Reducing Distractions
Review notifications in groups at specific times instead of continuously. Simplify your workspace and reduce noise or information overload.

Self-Check Questions
“What drains me, and what expands me?” “Where do I invest energy without visible return?” Review these weekly.

Measurable Indicators

  • Number of high-impact decisions per day

  • Average preparation time per decision — trending downward

  • Share of focused work hours relative to total weekly workload

Third Pillar: Application of Recovery Levers

What It Is
Recovery is a prerequisite for performance, not a reward. Sleep quality, regular disconnection rituals, and micro-rest pauses throughout the day cumulatively enhance cognitive clarity, emotional stability, and physical endurance.

Practical Steps

Sleep Hygiene
Maintain a consistent schedule, ensure a dark and cool environment, and avoid heavy food or bright light late at night.

Disconnection Rituals
At the end of the day, take short moments of silence, do breathing exercises, or walk outdoors — or simply spend a few minutes without stimuli. This trains the autonomic nervous system to lower tension quickly.

Restorative Movement
Light stretching, slow walking, or short mobility sessions between intense days.

Organizational Boundaries
Predictable meeting durations, “no-message” hours, and encouragement of vacation use.

Measurable Indicators

  • Sleep efficiency and morning freshness

  • Number of scheduled rest windows during the day

  • Regularity of weekly restorative activities

Seven-Day Quick Start Program

  1. Day 1: Define three priorities and three “no’s” for the coming week.

  2. Day 2: Establish a regular sleep schedule and a short evening disconnection ritual.

  3. Day 3: Create two deep-work windows without distractions.

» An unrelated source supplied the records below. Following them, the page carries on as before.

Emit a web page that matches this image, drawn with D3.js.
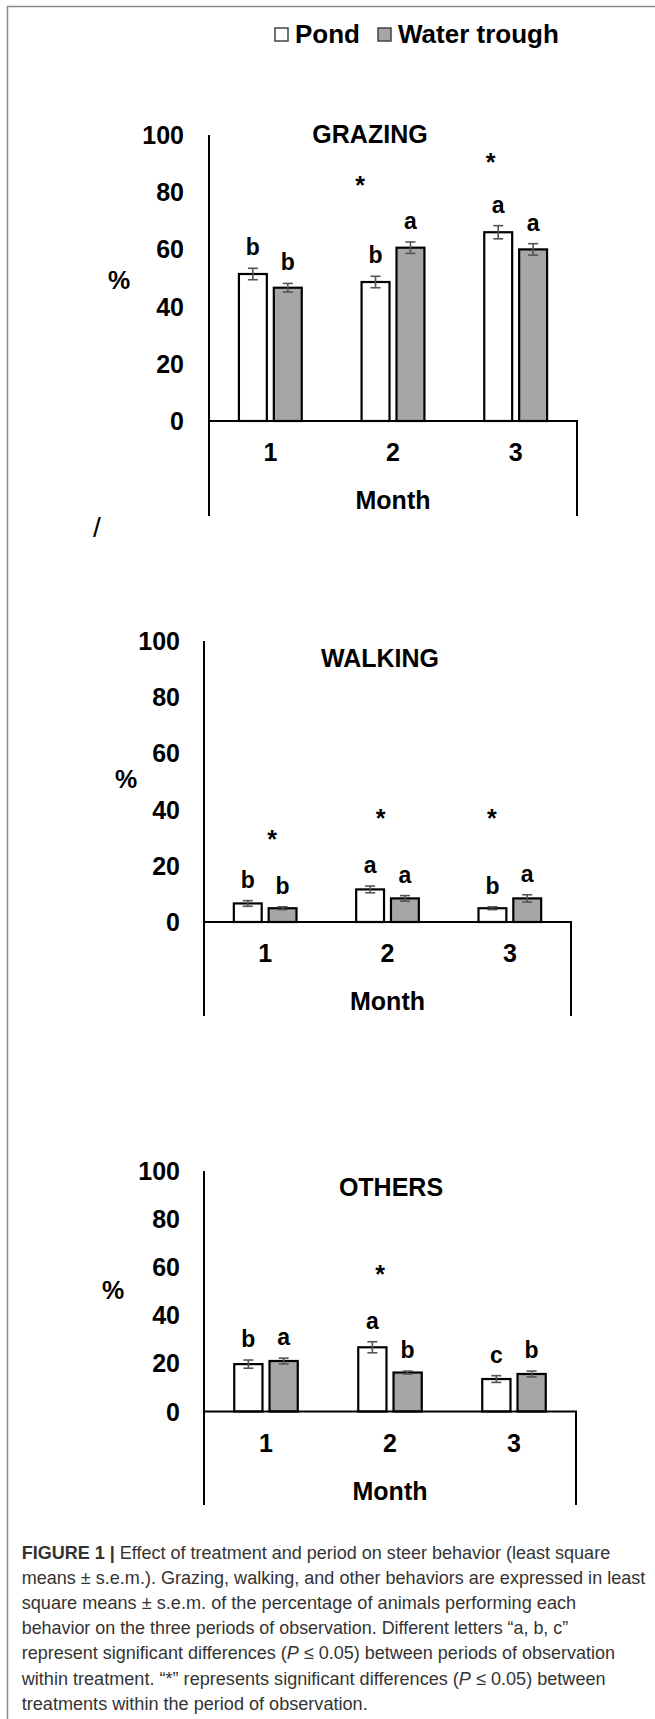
<!DOCTYPE html>
<html>
<head>
<meta charset="utf-8">
<script src="https://cdn.jsdelivr.net/npm/d3@7"></script>
<style>
  body { margin: 0; background: #fff; }
  svg { display: block; }
  text { font-family: "Liberation Sans", Arial, sans-serif; }
</style>
</head>
<body>
<script>
// data
var months = ["1", "2", "3"];
var series = ["Pond", "Water trough"];
var yTicks = [0, 20, 40, 60, 80, 100];

var grazingPond = [51.4, 48.6, 66.0];
var grazingPondErr = [2.0, 2.0, 2.3];
var grazingWater = [46.6, 60.6, 60.0];
var grazingWaterErr = [1.5, 2.0, 2.0];
var grazingPondLetters = ["b", "b", "a"];
var grazingWaterLetters = ["b", "a", "a"];
var grazingStars = [null, 84.3, 92.3];

var walkingPond = [6.6, 11.6, 4.9];
var walkingPondErr = [1.0, 1.2, 0.5];
var walkingWater = [4.9, 8.4, 8.4];
var walkingWaterErr = [0.5, 1.0, 1.3];
var walkingPondLetters = ["b", "a", "b"];
var walkingWaterLetters = ["b", "a", "a"];
var walkingStars = [31.3, 38.8, 38.8];

var othersPond = [19.7, 26.7, 13.5];
var othersPondErr = [1.7, 2.3, 1.4];
var othersWater = [21.0, 16.2, 15.6];
var othersWaterErr = [1.2, 0.6, 1.2];
var othersPondLetters = ["b", "a", "c"];
var othersWaterLetters = ["a", "b", "b"];
var othersStars = [null, 59.4, null];

var W = 655, H = 1719;
var svg = d3.select("body").append("svg")
    .attr("width", W)
    .attr("height", H);

// frame round the figure (cropped on right and bottom)
svg.append("path")
    .attr("d", "M7.5," + H + "V6.5H" + W)
    .attr("fill", "none")
    .attr("stroke", "#8a8a8a")
    .attr("stroke-width", 1.5);

var fills = {"Pond": "#ffffff", "Water trough": "#a6a6a6"};

// legend
var legend = svg.append("g");
var legX = [275, 378];
series.forEach(function(s, i){
    legend.append("rect")
        .attr("x", legX[i]).attr("y", 28)
        .attr("width", 13).attr("height", 13)
        .attr("fill", fills[s])
        .attr("stroke", "#444").attr("stroke-width", 1.5);
    legend.append("text")
        .attr("x", legX[i] + 20).attr("y", 43)
        .attr("font-size", 26).attr("font-weight", "bold")
        .text(s);
});

/*
  one panel: layout object l has the axis box and title spots,
  d holds the values for that behavior
*/
var drawPanel = function(l, d){
    var g = svg.append("g");

    var x0 = d3.scaleBand().domain(months).range([l.left, l.right]);
    var x1 = d3.scaleBand().domain(series)
        .range([0, x0.bandwidth()])
        .paddingInner(0.2).paddingOuter(0.857);
    var y = d3.scaleLinear().domain([0, 100]).range([l.y0, l.y100]);

    var rows = [];
    months.forEach(function(m, i){
        rows.push({m: m, s: "Pond", v: d.pond[i], e: d.pondErr[i], t: d.pondLetters[i]});
        rows.push({m: m, s: "Water trough", v: d.water[i], e: d.waterErr[i], t: d.waterLetters[i]});
    });

    // y tick labels
    g.selectAll(".ytick").data(yTicks).enter().append("text")
        .attr("x", l.tickRight)
        .attr("y", function(t){ return y(t) + 9; })
        .attr("text-anchor", "end")
        .attr("font-size", 25).attr("font-weight", "bold")
        .text(function(t){ return t; });

    g.append("text")
        .attr("x", l.pctX).attr("y", l.pctY + 9)
        .attr("text-anchor", "middle")
        .attr("font-size", 25).attr("font-weight", "bold")
        .text("%");

    g.append("text")
        .attr("x", l.titleX).attr("y", l.titleY)
        .attr("text-anchor", "middle")
        .attr("font-size", 25).attr("font-weight", "bold")
        .text(d.title);

    // bars
    g.selectAll(".bar").data(rows).enter().append("rect")
        .attr("x", function(r){ return x0(r.m) + x1(r.s); })
        .attr("y", function(r){ return y(r.v); })
        .attr("width", x1.bandwidth())
        .attr("height", function(r){ return y(0) - y(r.v); })
        .attr("fill", function(r){ return fills[r.s]; })
        .attr("stroke", "#000").attr("stroke-width", 2.2);

    // error bars
    var eb = g.selectAll(".err").data(rows).enter().append("g")
        .attr("stroke", "#555").attr("stroke-width", 1.6);
    var cx = function(r){ return x0(r.m) + x1(r.s) + x1.bandwidth() / 2; };
    eb.append("line")
        .attr("x1", cx).attr("x2", cx)
        .attr("y1", function(r){ return y(r.v + r.e); })
        .attr("y2", function(r){ return y(r.v - r.e); });
    eb.append("line")
        .attr("x1", function(r){ return cx(r) - 5; })
        .attr("x2", function(r){ return cx(r) + 5; })
        .attr("y1", function(r){ return y(r.v + r.e); })
        .attr("y2", function(r){ return y(r.v + r.e); });
    eb.append("line")
        .attr("x1", function(r){ return cx(r) - 5; })
        .attr("x2", function(r){ return cx(r) + 5; })
        .attr("y1", function(r){ return y(r.v - r.e); })
        .attr("y2", function(r){ return y(r.v - r.e); });

    // letters
    g.selectAll(".let").data(rows).enter().append("text")
        .attr("x", cx)
        .attr("y", function(r){ return y(r.v + r.e) - 13; })
        .attr("text-anchor", "middle")
        .attr("font-size", 23).attr("font-weight", "bold")
        .text(function(r){ return r.t; });

    // stars
    months.forEach(function(m, i){
        if (d.stars[i] === null) return;
        g.append("text")
            .attr("x", x0(m) + x0.bandwidth() / 2 + l.starDx[i])
            .attr("y", y(d.stars[i]) + 14)
            .attr("text-anchor", "middle")
            .attr("font-size", 25).attr("font-weight", "bold")
            .text("*");
    });

    // axis box
    g.append("path")
        .attr("d", "M" + l.left + "," + l.y100 + "V" + l.bottom +
              "M" + l.left + "," + l.y0 + "H" + l.right + "V" + l.bottom)
        .attr("fill", "none")
        .attr("stroke", "#000").attr("stroke-width", 2);

    g.selectAll(".xtick").data(months).enter().append("text")
        .attr("x", function(m){ return x0(m) + x0.bandwidth() / 2; })
        .attr("y", l.y0 + 40)
        .attr("text-anchor", "middle")
        .attr("font-size", 25).attr("font-weight", "bold")
        .text(function(m){ return m; });

    g.append("text")
        .attr("x", (l.left + l.right) / 2).attr("y", l.y0 + 88)
        .attr("text-anchor", "middle")
        .attr("font-size", 25).attr("font-weight", "bold")
        .text("Month");
};

drawPanel(
    {left: 209, right: 577, y0: 421, y100: 135, bottom: 516, tickRight: 184,
     titleX: 370, titleY: 143, pctX: 119, pctY: 280, starDx: [0, -33, -25]},
    {title: "GRAZING", pond: grazingPond, pondErr: grazingPondErr,
     water: grazingWater, waterErr: grazingWaterErr,
     pondLetters: grazingPondLetters, waterLetters: grazingWaterLetters,
     stars: grazingStars});

drawPanel(
    {left: 204, right: 571, y0: 922, y100: 641, bottom: 1016, tickRight: 180,
     titleX: 380, titleY: 667, pctX: 126, pctY: 779, starDx: [7, -7, -18]},
    {title: "WALKING", pond: walkingPond, pondErr: walkingPondErr,
     water: walkingWater, waterErr: walkingWaterErr,
     pondLetters: walkingPondLetters, waterLetters: walkingWaterLetters,
     stars: walkingStars});

drawPanel(
    {left: 204, right: 576, y0: 1411.5, y100: 1171, bottom: 1505, tickRight: 180,
     titleX: 391, titleY: 1196, pctX: 113, pctY: 1290, starDx: [0, -10, 0]},
    {title: "OTHERS", pond: othersPond, pondErr: othersPondErr,
     water: othersWater, waterErr: othersWaterErr,
     pondLetters: othersPondLetters, waterLetters: othersWaterLetters,
     stars: othersStars});

// stray slash between the first two panels
svg.append("text")
    .attr("x", 97).attr("y", 537)
    .attr("text-anchor", "middle")
    .attr("font-size", 28)
    .text("/");

// caption, each line squeezed sideways to the width it has in the figure
var caption = [
    [{t: "FIGURE 1 | ", b: 1}, {t: "Effect of treatment and period on steer behavior (least square"}],
    [{t: "means \u00b1 s.e.m.). Grazing, walking, and other behaviors are expressed in least"}],
    [{t: "square means \u00b1 s.e.m. of the percentage of animals performing each"}],
    [{t: "behavior on the three periods of observation. Different letters \u201ca, b, c\u201d"}],
    [{t: "represent significant differences ("}, {t: "P", i: 1}, {t: " \u2264 0.05) between periods of observation"}],
    [{t: "within treatment. \u201c*\u201d represents significant differences ("}, {t: "P", i: 1}, {t: " \u2264 0.05) between"}],
    [{t: "treatments within the period of observation."}]
];
var capLen = [589, 624, 555, 547, 594, 584, 346];
var capX = 21.7;

caption.forEach(function(parts, i){
    var yy = 1558.5 + i * 25.2;
    var g = svg.append("g");
    var t = g.append("text")
        .attr("x", 0)
        .attr("y", 0)
        .attr("font-size", 18.5)
        .attr("fill", "#333");
    parts.forEach(function(p){
        t.append("tspan")
            .attr("font-weight", p.b ? "bold" : null)
            .attr("font-style", p.i ? "italic" : null)
            .text(p.t);
    });
    var natural = t.node().getComputedTextLength();
    var k = capLen[i] / natural;
    g.attr("transform", "translate(" + capX + "," + yy + ") scale(" + k + ",1)");
});
</script>
</body>
</html>
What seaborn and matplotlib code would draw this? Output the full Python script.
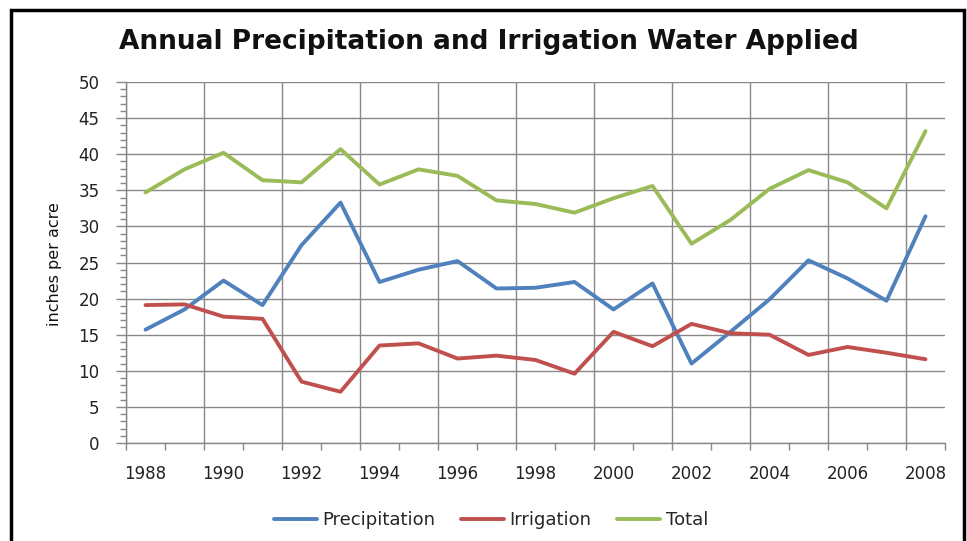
import seaborn as sns
import pandas as pd
import matplotlib.pyplot as plt
from matplotlib.patches import Rectangle

# dados
anos = list(range(1988, 2009))
precipitacao = [15.7, 18.5, 22.5, 19.1, 27.4, 33.3, 22.3, 24.0, 25.2, 21.4, 21.5,
                22.3, 18.5, 22.1, 11.0, 15.4, 19.9, 25.3, 22.8, 19.7, 31.4]
irrigacao = [19.1, 19.2, 17.5, 17.2, 8.5, 7.1, 13.5, 13.8, 11.7, 12.1, 11.5,
             9.6, 15.4, 13.4, 16.5, 15.2, 15.0, 12.2, 13.3, 12.5, 11.6]
total = [34.7, 37.9, 40.2, 36.4, 36.1, 40.7, 35.8, 37.9, 37.0, 33.6, 33.1,
         31.9, 33.9, 35.6, 27.6, 30.9, 35.2, 37.8, 36.1, 32.5, 43.2]
series = ["Precipitation", "Irrigation", "Total"]
cores = ["#4F81BD", "#C0504D", "#9BBB59"]

df = pd.DataFrame({"Ano": anos, "Precipitation": precipitacao,
                   "Irrigation": irrigacao, "Total": total})
longo = df.melt(id_vars="Ano", value_vars=series, var_name="Serie", value_name="Valor")

sns.set_style("white")
plt.rcParams['font.family'] = ['DejaVu Sans']

fig = plt.figure(figsize=(9.67, 5.41), dpi=100)
ax = fig.add_axes([126 / 967, 1 - 443 / 541, (945 - 126) / 967, (443 - 82) / 541])

sns.lineplot(data=longo, x="Ano", y="Valor", hue="Serie", hue_order=series,
             palette=cores, linewidth=2.8, ax=ax, legend=True)

grid_cor = "#888888"
ax.set_xlim(anos[0] - 0.5, anos[-1] + 0.5)
ax.set_ylim(0, 50)
ax.set_yticks(range(0, 51, 5))
ax.set_yticks(range(0, 51, 1), minor=True)
ax.set_xticks(anos[::2])
ax.set_xticks([a - 0.5 for a in anos] + [anos[-1] + 0.5], minor=True)
ax.tick_params(which="both", left=True, bottom=True)
ax.tick_params(axis="x", which="major", length=0, labelsize=12, pad=16, colors="#222222")
ax.tick_params(axis="x", which="minor", length=5, color=grid_cor, width=1)
ax.tick_params(axis="y", which="major", length=7, labelsize=12, pad=12, width=1,
               color=grid_cor, labelcolor="#222222")
ax.tick_params(axis="y", which="minor", length=4, color=grid_cor, width=1)
ax.grid(axis="y", which="major", color=grid_cor, linewidth=1)
ax.grid(axis="y", which="minor", visible=False)
ax.vlines([a - 0.5 for a in anos[::2]], 0, 50, color=grid_cor, linewidth=1, zorder=0.5)
for lado in ["top", "right"]:
    ax.spines[lado].set_visible(False)
for lado in ["left", "bottom"]:
    ax.spines[lado].set_color(grid_cor)
    ax.spines[lado].set_linewidth(1)
ax.set_xlabel("")
ax.set_ylabel("")

fig.text(55 / 967, 1 - 264 / 541, "inches per acre", rotation=90, ha="center", va="center",
         fontsize=11.5, family=["Liberation Sans Narrow", "DejaVu Sans"], color="#111111")
fig.text(489 / 967, 1 - 42 / 541, "Annual Precipitation and Irrigation Water Applied",
         ha="center", va="center", fontsize=19, fontweight="bold", color="#111111")

ax.legend_.remove()
handles, labels = ax.get_legend_handles_labels()
fig.legend(handles, labels, loc="center", bbox_to_anchor=(491 / 967, 1 - 520 / 541),
           ncol=3, frameon=False, fontsize=13, handlelength=2.4, handletextpad=0.3,
           columnspacing=1.4)

fig.patches.append(Rectangle((11 / 967, -0.05), (964 - 11) / 967, 1.05 - 10 / 541,
                             transform=fig.transFigure, fill=False, edgecolor="black",
                             linewidth=2.5))

fig.savefig("out.png", dpi=100)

  4. Day 4: Perform a multimodal movement session — strength, endurance, mobility.

  5. Day 5: Set grouped notification-checking hours.

  6. Day 6: Try a short temperature-based stimulus in controlled conditions.

  7. Day 7: Self-assessment — what drains you, what expands you, and small adjustments for next week.

Data-Driven Approach — Without Overcomplication

Well-being management can and should be measurable — but tracking shouldn’t become an additional burden. Two or three key metrics are enough: sleep quality, heart rate variability, and hours of focused work. Review them once a week, not hourly.

Common Traps

  • “Working more is always better” illusion: without recovery, increasing effort quickly leads to decline.

  • The “superhuman” myth: overestimating personal reserves and underestimating team support.

  • Postponing self-care: healthy habits don’t wait for an “easier period” — they create it.